According to a joint release from Major League Baseball and the MLB Players’ Association on Friday, the total number of positive tests across all 30 clubs prior to workouts beginning was 38, or 1.2% of the 3,185 samples collected. Players accounted for 31 of the positive tests and staff members for seven. Nineteen clubs had at least one positive test.

With baseball finally resuming, Servais said the predominant message to players will be how seriously the Mariners will take health and safety protocols.

“We do not want to be the team that goes down, or you don’t want to be the player or coach that has brought something in, so not just adhering to the protocols here when you get into the ballpark, but what goes on away from the ballpark,” Servais said. “A number of our players will stay at a local hotel. Some guys have apartments here. We’ve got to pay really close attention to it and take it seriously, and it’s going to be uncomfortable.

“That’s another thing I’m going to talk about, is you have to be OK with the new norm.
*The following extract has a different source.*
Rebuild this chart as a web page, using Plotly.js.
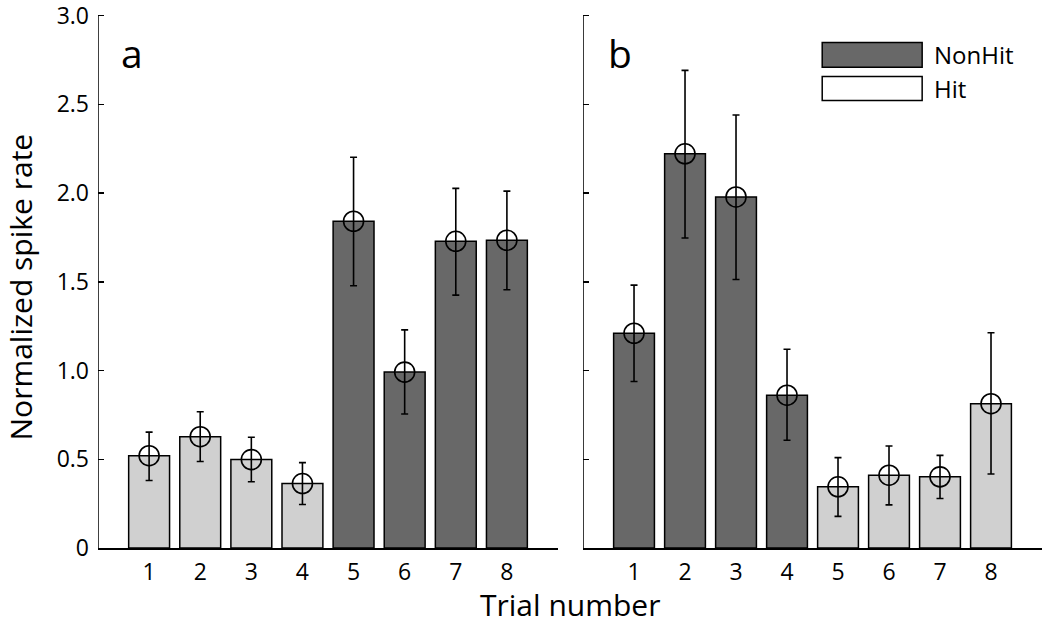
<!DOCTYPE html>
<html>
<head>
<meta charset="utf-8">
<script src="https://cdn.plot.ly/plotly-3.0.1.min.js"></script>
<style>html,body{margin:0;padding:0;background:#fff;}#chart{width:1050px;height:624px;}</style>
</head>
<body>
<div id="chart"></div>
<script>
// ---- data ----
var trials = [1, 2, 3, 4, 5, 6, 7, 8];
var trialLabels = ['1', '2', '3', '4', '5', '6', '7', '8'];

var typeA = ['Hit', 'Hit', 'Hit', 'Hit', 'NonHit', 'NonHit', 'NonHit', 'NonHit'];
var meanA = [0.52, 0.627, 0.498, 0.363, 1.841, 0.991, 1.728, 1.734];
var upperA = [0.653, 0.768, 0.624, 0.481, 2.202, 1.229, 2.026, 2.011];
var lowerA = [0.380, 0.487, 0.373, 0.245, 1.478, 0.755, 1.425, 1.455];

var typeB = ['NonHit', 'NonHit', 'NonHit', 'NonHit', 'Hit', 'Hit', 'Hit', 'Hit'];
var meanB = [1.210, 2.221, 1.978, 0.861, 0.345, 0.410, 0.401, 0.813];
var upperB = [1.481, 2.691, 2.440, 1.120, 0.509, 0.575, 0.522, 1.213];
var lowerB = [0.938, 1.747, 1.513, 0.607, 0.178, 0.243, 0.279, 0.417];

var yTickVals = [0, 0.5, 1.0, 1.5, 2.0, 2.5, 3.0];
var yTickText = ['0', '0.5', '1.0', '1.5', '2.0', '2.5', '3.0'];

var legendNames = ['NonHit', 'Hit'];

// ---- styles ----
var FONT = 'Open Sans, Liberation Sans, sans-serif';
var barColors = {Hit: '#d0d0d0', NonHit: '#686868'};
var legendFill = {NonHit: '#686868', Hit: '#ffffff'};
var yTop = yTickVals[yTickVals.length - 1];

function barTrace(means, types, xa, ya) {
  return {
    type: 'bar', x: trials, y: means, xaxis: xa, yaxis: ya,
    width: 0.8,
    marker: {color: types.map(function(t){return barColors[t];}), line: {color: '#000', width: 1.5}},
    showlegend: false, hoverinfo: 'skip'
  };
}
function errTrace(means, upper, lower, xa, ya) {
  return {
    type: 'scatter', mode: 'markers', x: trials, y: means, xaxis: xa, yaxis: ya,
    marker: {symbol: 'circle-open', size: 20, color: '#000', line: {color: '#000', width: 1.6}},
    error_y: {
      type: 'data', symmetric: false,
      array: upper.map(function(u, i){return u - means[i];}),
      arrayminus: lower.map(function(l, i){return means[i] - l;}),
      color: '#000', thickness: 1.6, width: 3.5
    },
    cliponaxis: false, showlegend: false, hoverinfo: 'skip'
  };
}

var data = [
  barTrace(meanA, typeA, 'x', 'y'),
  errTrace(meanA, upperA, lowerA, 'x', 'y'),
  barTrace(meanB, typeB, 'x2', 'y2'),
  errTrace(meanB, upperB, lowerB, 'x2', 'y2')
];

var xCommon = {
  range: [0, 9], tickvals: trials, ticktext: trialLabels,
  showline: true, linecolor: '#000', linewidth: 1.5,
  ticks: '', showgrid: false, zeroline: false,
  tickfont: {family: FONT, size: 23, color: '#000'},
  ticklabelstandoff: 3, fixedrange: true
};
var yCommon = {
  range: [0, 3.02], tickvals: yTickVals, ticktext: yTickText,
  showline: false,
  ticks: 'inside', ticklen: 6, tickwidth: 1.5, tickcolor: '#000',
  showgrid: false, zeroline: false,
  tickfont: {family: FONT, size: 23, color: '#000'},
  ticklabelstandoff: 8, ticklabeloverflow: 'allow', fixedrange: true
};

function yLine(xref, yref) {
  return {type: 'line', xref: xref, yref: yref, x0: 0, x1: 0, y0: 0, y1: yTop,
          line: {color: '#000', width: 1.5}, layer: 'above'};
}

var layout = {
  width: 1050, height: 624,
  margin: {l: 98, r: 8, t: 12, b: 76},
  paper_bgcolor: '#fff', plot_bgcolor: 'rgba(0,0,0,0)',
  font: {family: FONT, color: '#000'},
  showlegend: false,
  xaxis: Object.assign({}, xCommon, {domain: [0, 0.4873], anchor: 'y'}),
  yaxis: Object.assign({}, yCommon, {anchor: 'x'}),
  xaxis2: Object.assign({}, xCommon, {domain: [0.5138, 1], anchor: 'y2'}),
  yaxis2: Object.assign({}, yCommon, {anchor: 'x2', showticklabels: false}),
  shapes: [
    yLine('x', 'y'),
    yLine('x2', 'y2'),
    {type: 'rect', xref: 'x2', yref: 'y2', x0: 4.69, x1: 6.65, y0: 2.708, y1: 2.848,
     fillcolor: legendFill[legendNames[0]], line: {color: '#000', width: 1.5}},
    {type: 'rect', xref: 'x2', yref: 'y2', x0: 4.69, x1: 6.65, y0: 2.522, y1: 2.657,
     fillcolor: legendFill[legendNames[1]], line: {color: '#000', width: 1.5}}
  ],
  annotations: [
    {text: legendNames[0], xref: 'x2', yref: 'y2', x: 6.84, y: 2.778, xanchor: 'left', yanchor: 'middle',
     showarrow: false, font: {family: FONT, size: 24, color: '#000'}},
    {text: legendNames[1], xref: 'x2', yref: 'y2', x: 6.84, y: 2.59, xanchor: 'left', yanchor: 'middle',
     showarrow: false, font: {family: FONT, size: 24, color: '#000'}},
    {text: 'a', xref: 'paper', yref: 'paper', x: 0.0365, y: 0.925, xanchor: 'center', yanchor: 'middle',
     showarrow: false, font: {family: FONT, size: 39, color: '#000'}},
    {text: 'b', xref: 'paper', yref: 'paper', x: 0.553, y: 0.925, xanchor: 'center', yanchor: 'middle',
     showarrow: false, font: {family: FONT, size: 39, color: '#000'}},
    {text: 'Trial number', xref: 'paper', yref: 'paper', x: 0.5, y: -0.1063, xanchor: 'center', yanchor: 'middle',
     showarrow: false, font: {family: FONT, size: 30, color: '#000'}},
    {text: 'Normalized spike rate', xref: 'paper', yref: 'paper', x: -0.0821, y: 0.487, xanchor: 'center', yanchor: 'middle',
     textangle: -90, showarrow: false, font: {family: FONT, size: 30, color: '#000'}}
  ]
};

Plotly.newPlot('chart', data, layout, {displayModeBar: false, staticPlot: true});
</script>
</body>
</html>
You’ve got to accept it. You’ve got to own it going in. It gives you a chance, gives you a better mindset to be able to handle it.”

Even with these changes, the Mariners remain focused on getting looks at several young players, including White, Fraley, Lewis, second baseman Shed Long, and others, even in a shortened season.

“That was the goal coming in, and I think we can get the feel on that,” Servais said. “It’s a shortened season — it’s kind of like a college season, it’s 60 games — we’re not going to have a lot of off days, but these guys are going to get a ton of opportunity to play.

“We’re going to find out a lot about them, how quickly they can make adjustments. And I will say to our team, there’s 10 teams that are going to the playoffs. I feel very strongly there’s probably two or three teams that are going to make it to the playoffs that nobody’s expecting right now. … Anything can happen.”

Much of that will hinge on health, Servais said, but beyond that, the Mariners will get a chance to see if their young up-and-comers can make a step forward a bit quicker than expected.

The Mariners have also invited many of their top 30 prospects and four of their 2020 draft picks to participate in camp and continue developing.

“I think a huge advantage is getting all those guys in this facility, in the ballpark,” Servais said. “I know there’s not going be 30,000 screaming fans here when we play intrasquad games, or any games at all, but getting them comfortable around in Seattle in the ballpark — this is what the clubhouse looks like, this what the field feels like, this is what the mound feels like — (is a) big advantage when these guys eventually do show up at the big league level.

“So a number of the the real young minor-league players that are here, they will be built up very slowly, obviously. … It allows us to not lose a whole year of development with them. Really important for where we’re at organizationally. We’ve got to keep our young players moving, they’re a big part of our future here, but you’ll see these guys in intrasquad games, going out and competing against some of our more veteran guys, which will be fun to watch. …

“The reason these guys are here is they’re all going to be big-leaguers. And the key for us is, how quickly can we make them winning big-leaguers? So they are going to learn a ton. It’s going to be a great experience for them.”

But, the primary focus, Servais said, remains in getting Seattle’s 30-man roster ready for the season, which begins in late July.

“This is unprecedented times, but I’m really, really happy we’re getting a chance to get back together,” he said. “We’ll give it a shot at playing a season, even a 60-game season. We’re looking forward to it.”